_SET PROBLEM_
Repeat all of the data precisely.

-.-.-

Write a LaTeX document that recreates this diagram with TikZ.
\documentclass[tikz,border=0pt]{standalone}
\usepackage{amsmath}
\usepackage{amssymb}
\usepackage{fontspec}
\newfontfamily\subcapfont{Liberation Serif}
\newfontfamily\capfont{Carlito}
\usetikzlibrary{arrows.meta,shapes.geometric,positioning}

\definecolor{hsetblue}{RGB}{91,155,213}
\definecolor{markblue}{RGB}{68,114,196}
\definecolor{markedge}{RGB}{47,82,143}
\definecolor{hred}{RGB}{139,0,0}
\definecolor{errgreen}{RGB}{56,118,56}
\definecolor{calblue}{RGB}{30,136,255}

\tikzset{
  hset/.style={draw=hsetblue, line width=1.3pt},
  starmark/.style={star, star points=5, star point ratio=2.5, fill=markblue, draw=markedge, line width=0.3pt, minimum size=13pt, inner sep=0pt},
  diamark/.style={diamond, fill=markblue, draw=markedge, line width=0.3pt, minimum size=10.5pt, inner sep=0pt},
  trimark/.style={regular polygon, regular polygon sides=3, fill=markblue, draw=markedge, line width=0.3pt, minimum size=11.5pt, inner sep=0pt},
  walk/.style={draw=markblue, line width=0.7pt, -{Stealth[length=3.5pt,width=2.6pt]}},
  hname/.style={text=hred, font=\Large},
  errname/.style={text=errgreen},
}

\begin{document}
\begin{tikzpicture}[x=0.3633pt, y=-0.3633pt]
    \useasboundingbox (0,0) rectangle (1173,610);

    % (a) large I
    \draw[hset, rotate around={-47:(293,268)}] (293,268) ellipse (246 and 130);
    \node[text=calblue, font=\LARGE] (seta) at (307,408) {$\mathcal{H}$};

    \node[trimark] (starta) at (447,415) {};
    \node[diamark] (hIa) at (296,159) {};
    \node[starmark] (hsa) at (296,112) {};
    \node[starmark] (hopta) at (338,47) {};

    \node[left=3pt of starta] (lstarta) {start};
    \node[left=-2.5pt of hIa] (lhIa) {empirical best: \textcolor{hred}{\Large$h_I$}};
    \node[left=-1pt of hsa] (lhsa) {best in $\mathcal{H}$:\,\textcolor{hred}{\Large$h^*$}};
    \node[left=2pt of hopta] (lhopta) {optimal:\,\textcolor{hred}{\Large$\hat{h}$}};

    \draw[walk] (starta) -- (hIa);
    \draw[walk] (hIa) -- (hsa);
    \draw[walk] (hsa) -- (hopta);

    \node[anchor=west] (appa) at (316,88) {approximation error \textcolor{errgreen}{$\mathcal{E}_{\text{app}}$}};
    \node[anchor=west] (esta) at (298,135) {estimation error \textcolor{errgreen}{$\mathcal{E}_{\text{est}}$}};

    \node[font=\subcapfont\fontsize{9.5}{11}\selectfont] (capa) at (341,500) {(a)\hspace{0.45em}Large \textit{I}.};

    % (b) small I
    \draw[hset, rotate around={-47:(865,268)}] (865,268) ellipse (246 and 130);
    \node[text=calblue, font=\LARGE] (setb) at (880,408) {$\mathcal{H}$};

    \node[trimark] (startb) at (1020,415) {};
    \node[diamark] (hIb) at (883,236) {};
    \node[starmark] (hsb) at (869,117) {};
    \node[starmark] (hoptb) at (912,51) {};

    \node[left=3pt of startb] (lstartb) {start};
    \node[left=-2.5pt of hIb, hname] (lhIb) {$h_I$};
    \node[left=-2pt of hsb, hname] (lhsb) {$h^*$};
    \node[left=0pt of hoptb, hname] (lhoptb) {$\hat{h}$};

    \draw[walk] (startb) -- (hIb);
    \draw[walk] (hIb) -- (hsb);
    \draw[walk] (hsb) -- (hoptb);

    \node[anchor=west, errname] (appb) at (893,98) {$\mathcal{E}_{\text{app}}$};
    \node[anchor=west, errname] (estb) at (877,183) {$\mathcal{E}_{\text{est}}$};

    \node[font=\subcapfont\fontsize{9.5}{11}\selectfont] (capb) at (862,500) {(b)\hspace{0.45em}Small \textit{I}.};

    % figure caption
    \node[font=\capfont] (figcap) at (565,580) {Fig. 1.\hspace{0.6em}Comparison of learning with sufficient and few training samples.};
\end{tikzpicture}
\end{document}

-.-.-

_SOLUTION TO THE EXERCISE_
Write a LaTeX document that recreates this diagram with TikZ.
\documentclass[tikz,border=0pt]{standalone}
\usepackage{amsmath}
\usepackage{amssymb}
\usepackage{fontspec}
\newfontfamily\subcapfont{Liberation Serif}
\newfontfamily\capfont{Carlito}
\usetikzlibrary{arrows.meta,shapes.geometric,positioning}

\definecolor{hsetblue}{RGB}{91,155,213}
\definecolor{markblue}{RGB}{68,114,196}
\definecolor{markedge}{RGB}{47,82,143}
\definecolor{hred}{RGB}{139,0,0}
\definecolor{errgreen}{RGB}{56,118,56}
\definecolor{calblue}{RGB}{30,136,255}

\tikzset{
  hset/.style={draw=hsetblue, line width=1.3pt},
  starmark/.style={star, star points=5, star point ratio=2.5, fill=markblue, draw=markedge, line width=0.3pt, minimum size=13pt, inner sep=0pt},
  diamark/.style={diamond, fill=markblue, draw=markedge, line width=0.3pt, minimum size=10.5pt, inner sep=0pt},
  trimark/.style={regular polygon, regular polygon sides=3, fill=markblue, draw=markedge, line width=0.3pt, minimum size=11.5pt, inner sep=0pt},
  walk/.style={draw=markblue, line width=0.7pt, -{Stealth[length=3.5pt,width=2.6pt]}},
  hname/.style={text=hred, font=\Large},
  errname/.style={text=errgreen},
}

\begin{document}
\begin{tikzpicture}[x=0.3633pt, y=-0.3633pt]
    \useasboundingbox (0,0) rectangle (1173,610);

    % (a) large I
    \draw[hset, rotate around={-47:(293,268)}] (293,268) ellipse (246 and 130);
    \node[text=calblue, font=\LARGE] (seta) at (307,408) {$\mathcal{H}$};

    \node[trimark] (starta) at (447,415) {};
    \node[diamark] (hIa) at (296,159) {};
    \node[starmark] (hsa) at (296,112) {};
    \node[starmark] (hopta) at (338,47) {};

    \node[left=3pt of starta] (lstarta) {start};
    \node[left=-2.5pt of hIa] (lhIa) {empirical best: \textcolor{hred}{\Large$h_I$}};
    \node[left=-1pt of hsa] (lhsa) {best in $\mathcal{H}$:\,\textcolor{hred}{\Large$h^*$}};
    \node[left=2pt of hopta] (lhopta) {optimal:\,\textcolor{hred}{\Large$\hat{h}$}};

    \draw[walk] (starta) -- (hIa);
    \draw[walk] (hIa) -- (hsa);
    \draw[walk] (hsa) -- (hopta);

    \node[anchor=west] (appa) at (316,88) {approximation error \textcolor{errgreen}{$\mathcal{E}_{\text{app}}$}};
    \node[anchor=west] (esta) at (298,135) {estimation error \textcolor{errgreen}{$\mathcal{E}_{\text{est}}$}};

    \node[font=\subcapfont\fontsize{9.5}{11}\selectfont] (capa) at (341,500) {(a)\hspace{0.45em}Large \textit{I}.};

    % (b) small I
    \draw[hset, rotate around={-47:(865,268)}] (865,268) ellipse (246 and 130);
    \node[text=calblue, font=\LARGE] (setb) at (880,408) {$\mathcal{H}$};

    \node[trimark] (startb) at (1020,415) {};
    \node[diamark] (hIb) at (883,236) {};
    \node[starmark] (hsb) at (869,117) {};
    \node[starmark] (hoptb) at (912,51) {};

    \node[left=3pt of startb] (lstartb) {start};
    \node[left=-2.5pt of hIb, hname] (lhIb) {$h_I$};
    \node[left=-2pt of hsb, hname] (lhsb) {$h^*$};
    \node[left=0pt of hoptb, hname] (lhoptb) {$\hat{h}$};

    \draw[walk] (startb) -- (hIb);
    \draw[walk] (hIb) -- (hsb);
    \draw[walk] (hsb) -- (hoptb);

    \node[anchor=west, errname] (appb) at (893,98) {$\mathcal{E}_{\text{app}}$};
    \node[anchor=west, errname] (estb) at (877,183) {$\mathcal{E}_{\text{est}}$};

    \node[font=\subcapfont\fontsize{9.5}{11}\selectfont] (capb) at (862,500) {(b)\hspace{0.45em}Small \textit{I}.};

    % figure caption
    \node[font=\capfont] (figcap) at (565,580) {Fig. 1.\hspace{0.6em}Comparison of learning with sufficient and few training samples.};
\end{tikzpicture}
\end{document}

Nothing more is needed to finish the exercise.